In the Nineties, following Tim Burton's Batman, whenever people asked why a heavyweight director had made a film from a comic strip, it became fashionable to reply, "Yes, but this one's really dark." Since then, we've had our fill of dark superhero films and started hankering for something a little fluffier, more celebratory of comics' brighter pleasures - hence the success of Sam Raimi's cheerful, no-frills Spiderman. With as prestigious a director as Ang Lee in charge, no wonder Hulk was heralded as the most serious-minded superhero film yet - Variety even ran a cartoon of the green guy reading Camus. But despite being fairly crammed with subtext and earnest intentions, Hulk largely fails to engage either intellect or imagination.

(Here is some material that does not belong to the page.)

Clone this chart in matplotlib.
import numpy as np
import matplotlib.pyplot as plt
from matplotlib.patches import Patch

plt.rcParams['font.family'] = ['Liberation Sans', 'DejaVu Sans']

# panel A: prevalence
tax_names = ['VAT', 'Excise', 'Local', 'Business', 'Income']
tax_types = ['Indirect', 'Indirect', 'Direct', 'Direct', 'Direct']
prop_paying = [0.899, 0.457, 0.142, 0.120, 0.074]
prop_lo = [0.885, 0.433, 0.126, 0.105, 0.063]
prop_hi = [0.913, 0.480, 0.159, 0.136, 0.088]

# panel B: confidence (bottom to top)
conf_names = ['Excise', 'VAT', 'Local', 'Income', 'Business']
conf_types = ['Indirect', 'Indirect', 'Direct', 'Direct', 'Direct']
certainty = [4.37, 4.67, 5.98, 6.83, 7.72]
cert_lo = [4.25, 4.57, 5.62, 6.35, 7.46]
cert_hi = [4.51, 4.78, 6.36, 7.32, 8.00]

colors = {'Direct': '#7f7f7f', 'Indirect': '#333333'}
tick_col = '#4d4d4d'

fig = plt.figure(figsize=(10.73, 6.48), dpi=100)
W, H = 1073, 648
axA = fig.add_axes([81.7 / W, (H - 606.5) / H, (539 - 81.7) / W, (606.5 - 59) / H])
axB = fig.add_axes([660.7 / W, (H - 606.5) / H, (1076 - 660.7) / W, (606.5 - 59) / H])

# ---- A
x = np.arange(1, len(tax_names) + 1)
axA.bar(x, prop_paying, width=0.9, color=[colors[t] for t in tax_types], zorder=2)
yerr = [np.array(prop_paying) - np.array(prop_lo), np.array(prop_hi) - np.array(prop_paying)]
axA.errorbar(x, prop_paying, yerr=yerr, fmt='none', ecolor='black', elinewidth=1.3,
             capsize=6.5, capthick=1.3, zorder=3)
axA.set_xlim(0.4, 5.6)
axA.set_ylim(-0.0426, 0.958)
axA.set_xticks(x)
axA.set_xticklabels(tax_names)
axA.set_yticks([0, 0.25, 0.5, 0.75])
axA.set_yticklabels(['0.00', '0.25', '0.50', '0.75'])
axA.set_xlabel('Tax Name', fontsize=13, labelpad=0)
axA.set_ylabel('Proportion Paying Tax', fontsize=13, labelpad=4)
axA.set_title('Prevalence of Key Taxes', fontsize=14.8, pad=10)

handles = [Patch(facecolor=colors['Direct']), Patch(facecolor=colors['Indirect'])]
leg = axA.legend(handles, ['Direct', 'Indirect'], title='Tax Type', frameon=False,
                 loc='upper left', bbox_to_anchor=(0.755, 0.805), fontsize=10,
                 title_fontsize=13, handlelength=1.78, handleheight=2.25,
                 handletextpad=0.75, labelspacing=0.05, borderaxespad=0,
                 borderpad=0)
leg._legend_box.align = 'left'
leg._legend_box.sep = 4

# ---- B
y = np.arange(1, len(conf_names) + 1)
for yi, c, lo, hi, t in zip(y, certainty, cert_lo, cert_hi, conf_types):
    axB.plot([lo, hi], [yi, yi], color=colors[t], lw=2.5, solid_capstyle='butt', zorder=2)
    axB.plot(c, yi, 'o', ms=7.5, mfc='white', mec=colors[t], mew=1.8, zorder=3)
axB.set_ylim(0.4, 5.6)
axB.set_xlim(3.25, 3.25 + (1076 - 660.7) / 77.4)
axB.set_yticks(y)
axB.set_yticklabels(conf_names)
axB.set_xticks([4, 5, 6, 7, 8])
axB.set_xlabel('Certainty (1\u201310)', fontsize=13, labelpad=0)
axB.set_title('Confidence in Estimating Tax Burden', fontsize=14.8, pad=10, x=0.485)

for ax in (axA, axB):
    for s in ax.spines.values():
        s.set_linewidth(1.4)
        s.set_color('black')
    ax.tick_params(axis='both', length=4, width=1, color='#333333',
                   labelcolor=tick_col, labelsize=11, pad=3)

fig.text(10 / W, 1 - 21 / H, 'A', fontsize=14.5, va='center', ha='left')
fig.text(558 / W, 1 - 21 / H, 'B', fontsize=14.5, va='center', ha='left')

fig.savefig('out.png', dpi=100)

Auteur theorists might wonder what makes Hulk specifically an Ang Lee film, and how it relates to previous work such as Sense and Sensibility and The Ice Storm. Apart from the fact that the Hulk is the same shade of green as the stir-fried broccoli in Eat Drink Man Woman, it's hard to detect a truly individual touch. Lee does, however, tend to be interested in family tensions, and his Hulk is largely a tale of Oedipal conflict. Its heavily signposted subtext is about feelings and their expression: Bruce (a gentle but stormily brooding Eric Bana) has failed in his relationship with colleague Betty Ross (Jennifer Connelly), who laments that she's a slave to her "obsession with emotionally distant men". With dialogue steeped in such self-help psychobabble, the film seems to gesture towards a satire on the American obsession with emotional honesty.

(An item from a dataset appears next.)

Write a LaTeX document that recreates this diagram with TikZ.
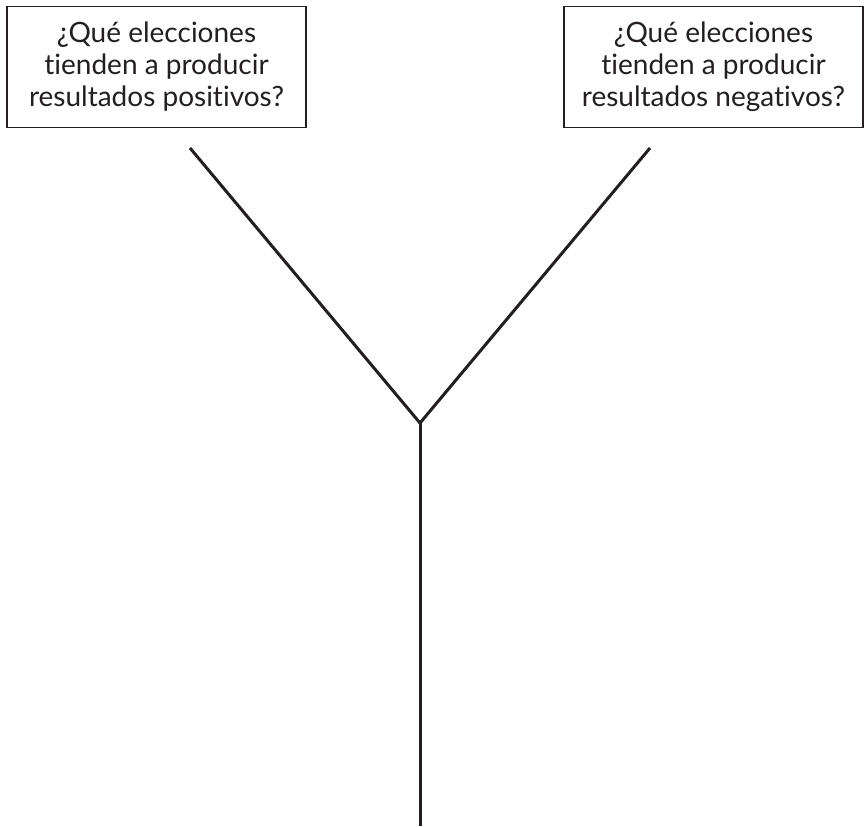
\documentclass[tikz,border=0pt]{standalone}
\usepackage{fontspec}
\setmainfont{Lato}[Ligatures=NoCommon]
\definecolor{ink}{HTML}{231F20}
\begin{document}
\begin{tikzpicture}[x=0.5pt,y=-0.5pt,
  question/.style={draw=ink, line width=0.8pt, text=ink, align=center,
    minimum width=149.5pt, minimum height=60.5pt, inner sep=0pt,
    font=\fontsize{14}{16}\selectfont},
  branch/.style={draw=ink, line width=1.5pt}]
  \useasboundingbox (0,0) rectangle (867,826);
  % question boxes
  \node[question] (pos) at (156.5,67) {¿Qué elecciones\\tienden a producir\\resultados positivos?};
  \node[question] (neg) at (713.5,67) {¿Qué elecciones\\tienden a producir\\resultados negativos?};
  % Y-shaped branch lines
  \coordinate (fork) at (420,423);
  \coordinate (lefttop) at (190,148);
  \coordinate (righttop) at (650,148);
  \coordinate (stem) at (420,826);
  \draw[branch] (lefttop) -- (fork);
  \draw[branch] (righttop) -- (fork);
  \draw[branch, line cap=butt] (fork) -- (stem);
\end{tikzpicture}
\end{document}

Hulk is full of monstrous men who vent their inner rage at every opportunity: Banner's shaggy, rasping mad-scientist dad (Nick Nolte, at one point taking the expression "chewing the scenery" quite literally), Josh Lucas's corporate thug, and Betty's phallic tyrant of a father, General "Thunderbolt" Ross (an imposingly monolithic Sam Elliott), who seems to be a one-man embodiment of US military authority. The film might be read as a critique of American male excess from an Asian director who (stereotypically or otherwise) is commonly reputed to be a cerebral, Zen-inclined soul with a feel for the female.

Lee and cinematographer Frederick Elmes boldly turn these fulminating male faces into plastic-textured totems that fill the screen; they are the film's true monsters. But it is strange that an FX blockbuster should be most memorable for its close-ups. Attempting to evoke the speedy simultaneity of panels on the comic-book page, Lee and editor Tim Squyres overload the film with formal gimcrackery: split-screens, panels within panels, fancy wipes, images that spin round on cubes. Wildly distracting, it in no way resembles the actual experience of reading comics: Lee never demonstrates the instinctive feeling for the art form common to die-hard fanboys like Raimi and Burton.

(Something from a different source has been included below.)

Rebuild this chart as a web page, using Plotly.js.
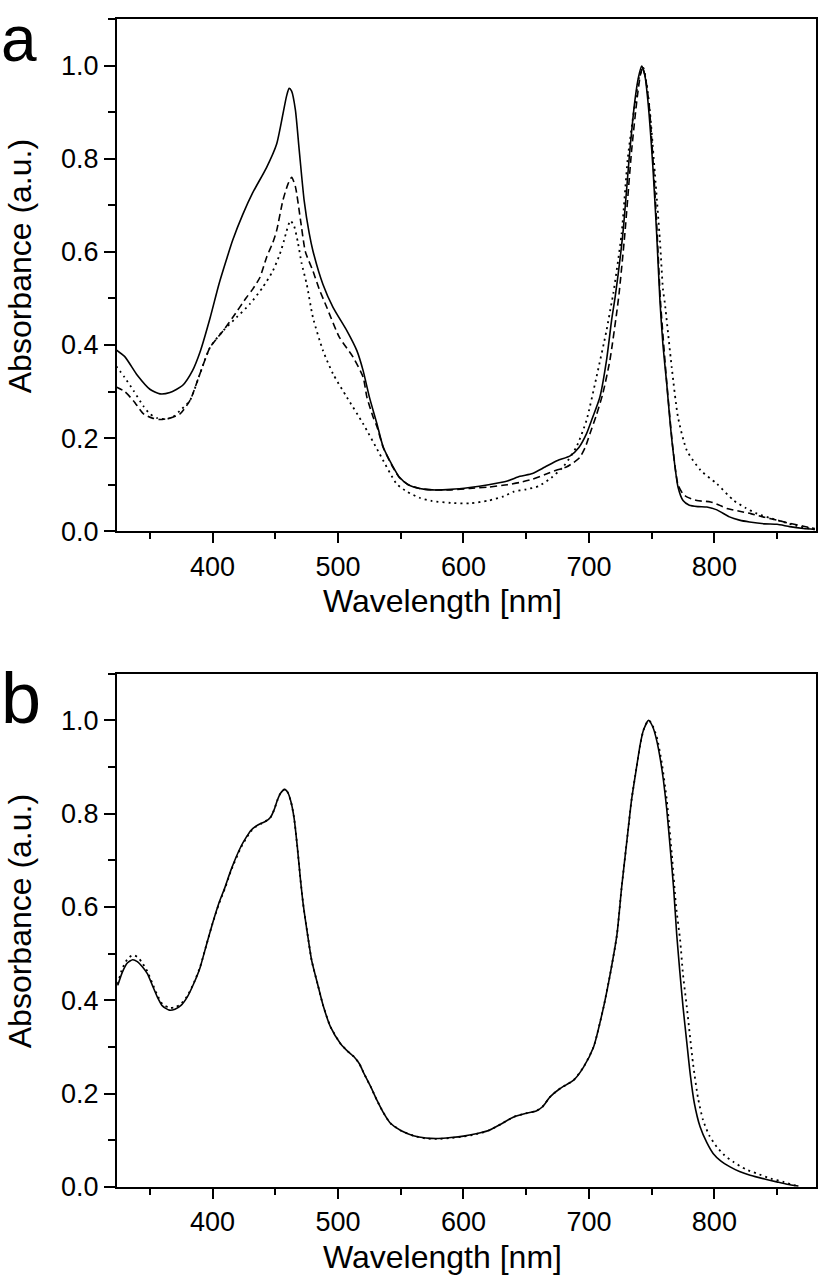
<!DOCTYPE html>
<html>
<head>
<meta charset="utf-8">
<script src="https://cdn.plot.ly/plotly-3.0.1.min.js"></script>
<style>
  html, body { margin: 0; padding: 0; background: #fff; }
  #chart { width: 820px; height: 1284px; }
</style>
</head>
<body>
<div id="chart"></div>
<script>
// ---------- Panel a ----------
const aSolidX = [323,330,340,350,358,366,376,384,390,398,405,411,416,424,432,443,451,456,459,461,463,466,469,473,477,480,488,496,507,515,520,525,531,536,544,549,556,565,575,590,605,620,635,645,655,665,675,685,692,698,703,708.7,714,718,721,727,732.6,736.6,739.5,742,744.5,747,751,754,756.6,759,762,765,767,771,775,780,787,794,802,812,820,828,840,850,860,871,880];
const aSolidY = [0.390,0.375,0.335,0.305,0.295,0.298,0.313,0.345,0.385,0.458,0.530,0.583,0.625,0.680,0.727,0.781,0.831,0.895,0.935,0.951,0.945,0.905,0.820,0.710,0.640,0.602,0.530,0.481,0.431,0.388,0.345,0.288,0.231,0.181,0.138,0.116,0.100,0.092,0.089,0.090,0.094,0.100,0.108,0.118,0.124,0.138,0.152,0.162,0.180,0.209,0.245,0.288,0.367,0.452,0.505,0.638,0.817,0.924,0.975,0.999,0.980,0.924,0.781,0.638,0.495,0.400,0.317,0.225,0.174,0.095,0.066,0.056,0.053,0.052,0.046,0.031,0.024,0.020,0.016,0.015,0.010,0.006,0.004];

const aDashX = [323,330,337,345,352,358,366,374,382,390,398,408.5,416,427,432,437.7,443,448,451,456,460,463,466,470,474,480,485,491,501,512,520,523,528,531,536,544,549,556,565,575,590,605,620,635,645,655,665,675,682,688,692.8,697,700.7,706,711,716.7,722,724,728.6,734,738.5,741,742.8,745,748,751,754,757,762,767,771,775,778,786,797,805,810,820,829,840,850,860,871,880];
const aDashY = [0.310,0.300,0.280,0.252,0.243,0.240,0.243,0.252,0.281,0.339,0.395,0.431,0.459,0.502,0.520,0.545,0.588,0.620,0.645,0.710,0.745,0.760,0.740,0.670,0.600,0.559,0.520,0.481,0.417,0.374,0.331,0.288,0.245,0.225,0.180,0.136,0.115,0.100,0.092,0.089,0.089,0.092,0.095,0.100,0.105,0.112,0.122,0.132,0.138,0.148,0.159,0.180,0.209,0.250,0.295,0.367,0.467,0.510,0.638,0.817,0.932,0.980,0.995,0.975,0.915,0.800,0.660,0.495,0.320,0.176,0.100,0.080,0.074,0.066,0.063,0.055,0.049,0.043,0.038,0.030,0.024,0.017,0.011,0.006];

const aDotX = [323,330,337,345,350,356,363,368,374,382,390,398,408.5,419,429.7,440,448,453.6,457,459,462,465,468,471,475,480,488,496,507,520,533,546.7,555,565,575,590,605,620,632,640,650,660,670,680,690,698,706,714,718,719.4,726,731,736.6,740,743.3,746,748.6,752.6,756.6,759,760.5,766,771,778,789,802,815.5,825,834,845,855,865,876,880];
const aDotY = [0.355,0.330,0.302,0.268,0.252,0.243,0.241,0.245,0.259,0.281,0.339,0.395,0.431,0.459,0.488,0.524,0.559,0.595,0.625,0.645,0.667,0.655,0.620,0.575,0.531,0.459,0.388,0.338,0.288,0.231,0.167,0.102,0.085,0.072,0.065,0.061,0.060,0.066,0.075,0.085,0.090,0.097,0.115,0.140,0.181,0.238,0.331,0.431,0.490,0.510,0.638,0.802,0.917,0.975,0.995,0.960,0.902,0.767,0.624,0.520,0.490,0.352,0.245,0.174,0.131,0.102,0.066,0.050,0.038,0.028,0.020,0.012,0.006,0.004];

// ---------- Panel b ----------
const bSolidX = [324.4,328,332,336.3,340,344,348,352,356,360,365.5,370,374.8,380,385,390,395,400,405,410,414.6,422.5,427,430.5,434,438.4,442,446.4,449,451.7,454,457.5,460,462.5,465,467.5,470,472.5,475.6,479,483.6,488,494,502,508,512.7,517,520.7,526,531,536,542,550,560,570,580,590,600,610,620,630,640,650,658,663,669,677,687.8,695.7,703.7,711.7,717,722.3,726,730.3,734,738,741,743.5,747.5,751,754,757,759.4,762,764.7,767.5,770,772.5,775,778,780.7,784,788.6,794,799,805,812.5,820,828.5,840,849.7,858,867];
const bSolidY = [0.432,0.460,0.480,0.487,0.483,0.472,0.457,0.432,0.407,0.388,0.379,0.381,0.389,0.408,0.436,0.470,0.518,0.565,0.608,0.643,0.679,0.729,0.750,0.764,0.772,0.779,0.783,0.793,0.808,0.829,0.843,0.852,0.845,0.825,0.790,0.730,0.660,0.600,0.543,0.485,0.436,0.390,0.343,0.307,0.290,0.279,0.264,0.243,0.215,0.186,0.160,0.136,0.121,0.110,0.105,0.104,0.106,0.109,0.114,0.121,0.135,0.150,0.158,0.163,0.172,0.193,0.211,0.229,0.257,0.300,0.386,0.457,0.540,0.640,0.743,0.830,0.900,0.950,0.979,1.000,0.985,0.957,0.915,0.871,0.810,0.729,0.640,0.540,0.460,0.386,0.310,0.243,0.180,0.129,0.095,0.072,0.056,0.043,0.033,0.025,0.017,0.011,0.006,0.002];

const bDotX = [324.4,328,332,336.3,340,344,348,352,356,360,365.5,370,374.8,380,385,390,395,400,405,410,414.6,422.5,427,430.5,434,438.4,442,446.4,449,451.7,454,457.5,460,462.5,465,467.5,470,472.5,475.6,479,483.6,488,494,502,508,512.7,517,520.7,526,531,536,542,550,560,570,580,590,600,610,620,630,640,650,658,663,669,677,687.8,695.7,703.7,711.7,717,722.3,726,730.3,734,738,741,743.5,747.5,750,754,758,762,766,769.5,772.7,775,778,783,787,791,796,801.9,808,815,825,833.7,845,855,862,867];
const bDotY = [0.435,0.468,0.488,0.497,0.493,0.480,0.462,0.436,0.411,0.392,0.384,0.385,0.392,0.410,0.437,0.471,0.518,0.565,0.606,0.641,0.677,0.727,0.748,0.762,0.771,0.778,0.783,0.793,0.808,0.829,0.843,0.852,0.845,0.825,0.790,0.730,0.660,0.600,0.543,0.485,0.436,0.390,0.343,0.307,0.290,0.279,0.264,0.243,0.215,0.186,0.160,0.136,0.121,0.110,0.104,0.103,0.105,0.108,0.113,0.121,0.135,0.150,0.158,0.163,0.172,0.193,0.211,0.229,0.257,0.300,0.386,0.457,0.540,0.640,0.743,0.830,0.900,0.950,0.979,1.000,0.993,0.965,0.910,0.830,0.715,0.600,0.529,0.455,0.386,0.264,0.190,0.143,0.110,0.086,0.068,0.054,0.038,0.029,0.018,0.011,0.005,0.002];

const yTickVals = [0.0,0.2,0.4,0.6,0.8,1.0];
const yTickText = ['0.0','0.2','0.4','0.6','0.8','1.0'];
const xTickVals = [400,500,600,700,800];
const xTickText = ['400','500','600','700','800'];
const xLabel = 'Wavelength [nm]';
const yLabel = 'Absorbance (a.u.)';
const panelLabels = ['a','b'];

const FONT = 'Liberation Sans, Arial, Helvetica, sans-serif';
const solidLine = {color:'#000', width:1.6};
const dashLine = {color:'#000', width:1.6, dash:'7px,4px'};
const dotLine = {color:'#000', width:1.8, dash:'2px,4px'};

const traces = [
  {x:aSolidX, y:aSolidY, xaxis:'x', yaxis:'y', mode:'lines', line:solidLine, name:'a solid'},
  {x:aDashX, y:aDashY, xaxis:'x', yaxis:'y', mode:'lines', line:dashLine, name:'a dashed'},
  {x:aDotX, y:aDotY, xaxis:'x', yaxis:'y', mode:'lines', line:dotLine, name:'a dotted'},
  {x:bSolidX, y:bSolidY, xaxis:'x2', yaxis:'y2', mode:'lines', line:solidLine, name:'b solid'},
  {x:bDotX, y:bDotY, xaxis:'x2', yaxis:'y2', mode:'lines', line:dotLine, name:'b dotted'}
];
traces.forEach(t => { t.line = Object.assign({shape:'spline', smoothing:0.6}, t.line); });

function xAxis(anchor) {
  return {
    anchor: anchor, domain:[0,1], range:[323.8, 881],
    showline:true, mirror:true, linecolor:'#000', linewidth:2,
    ticks:'outside', ticklen:10, tickwidth:2, tickcolor:'#000',
    tickmode:'array', tickvals:xTickVals, ticktext:xTickText,
    tickfont:{family:FONT, size:27, color:'#000'},
    minor:{tickmode:'linear', tick0:0, dtick:50, ticks:'outside', ticklen:6, tickwidth:2, tickcolor:'#000', showgrid:false},
    showgrid:false, zeroline:false, fixedrange:true
  };
}
function yAxis(anchor, domain) {
  return {
    anchor: anchor, domain: domain, range:[0, 1.1],
    showline:true, mirror:true, linecolor:'#000', linewidth:2,
    ticks:'outside', ticklen:11, tickwidth:2, tickcolor:'#000',
    tickmode:'array', tickvals:yTickVals, ticktext:yTickText,
    tickfont:{family:FONT, size:27, color:'#000'},
    minor:{tickmode:'linear', tick0:0, dtick:0.1, ticks:'outside', ticklen:7, tickwidth:2, tickcolor:'#000', showgrid:false},
    showgrid:false, zeroline:false, fixedrange:true
  };
}

const W = 698.7, H = 1168, BOT = 1186.7;
function px2x(px){ return (px - 117) / W; }
function py2y(py){ return (BOT - py) / H; }

const annotations = [
  {text:xLabel, xref:'paper', yref:'paper', x:px2x(442.5), y:py2y(601), xanchor:'center', yanchor:'middle', showarrow:false, font:{family:FONT, size:32, color:'#000'}},
  {text:xLabel, xref:'paper', yref:'paper', x:px2x(442.5), y:py2y(1257), xanchor:'center', yanchor:'middle', showarrow:false, font:{family:FONT, size:32, color:'#000'}},
  {text:yLabel, xref:'paper', yref:'paper', x:px2x(20), y:py2y(266), xanchor:'center', yanchor:'middle', textangle:-90, showarrow:false, font:{family:FONT, size:32, color:'#000'}},
  {text:yLabel, xref:'paper', yref:'paper', x:px2x(20), y:py2y(921), xanchor:'center', yanchor:'middle', textangle:-90, showarrow:false, font:{family:FONT, size:32, color:'#000'}},
  {text:panelLabels[0], xref:'paper', yref:'paper', x:px2x(-1), y:py2y(39), xanchor:'left', yanchor:'middle', showarrow:false, font:{family:FONT, size:64, color:'#000'}},
  {text:panelLabels[1], xref:'paper', yref:'paper', x:px2x(-1), y:py2y(698), xanchor:'left', yanchor:'middle', showarrow:false, font:{family:FONT, size:72, color:'#000'}}
];

const layout = {
  width:820, height:1284,
  margin:{l:117, r:4.3, t:18.7, b:97.3, pad:0},
  paper_bgcolor:'#fff', plot_bgcolor:'#fff',
  showlegend:false,
  font:{family:FONT, size:27, color:'#000'},
  xaxis: xAxis('y'),
  yaxis: yAxis('x', [py2y(531), 1]),
  xaxis2: xAxis('y2'),
  yaxis2: yAxis('x2', [0, py2y(673.3)]),
  annotations: annotations
};

Plotly.newPlot('chart', traces, layout, {displayModeBar:false, staticPlot:true});
</script>
</body>
</html>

As a CGI creation, the film's Hulk is rather less expressive than Shrek or furry Sully in Monsters, Inc., although (whether or not this is intentional), it's touching that his creaky rubber-jointed shamble makes him look more like a 3D stop-motion creature in the Ray Harryhausen tradition. There are moments of genuine euphoria in his bounding across a mountain range, and the film's one undisputed moment of beauty has him cascading gently down a huge sand dune.

What's really lacking is any sense of a unified narrative argument. The logic of the Hulk's transformation skips between Frankenstein (he is his father's unwitting creation), King Kong (teary-eyed, he detumesces back into human form when he sees Betty), and David Cronenberg's The Fly (Bruce confesses that when he becomes the Hulk, he likes it). Unfortunately, Lee and regular collaborator James Schamus - who shares script credit with John Turman and Michael France - not only fail to decide what mythic template to follow, they never get near unearthing the situation's true horror or pathos or perversity, whichever it is.

Ultimately, the film's strongest suit is one it shares with Spiderman - its star-crossed couple. Bana and Connelly are convincing as emotionally inarticulate adults, and Bana's tormented blandness serves the film well. It was a smart choice to cast this little-known actor as a reticent soul, given that he made his name playing a full-on headbanger in the Australian film Chopper, though it must be said that film's sociopathic protagonist far outdid the Hulk both for mercurial rage and for confused vulnerability.

Since you asked, the film's actual title is supposedly The Hulk, but the logo designers thought it looked better without the definite article. As for Bruce Banner's super-elastic trousers, they are a riddle that has perplexed generations, and they remain a riddle here.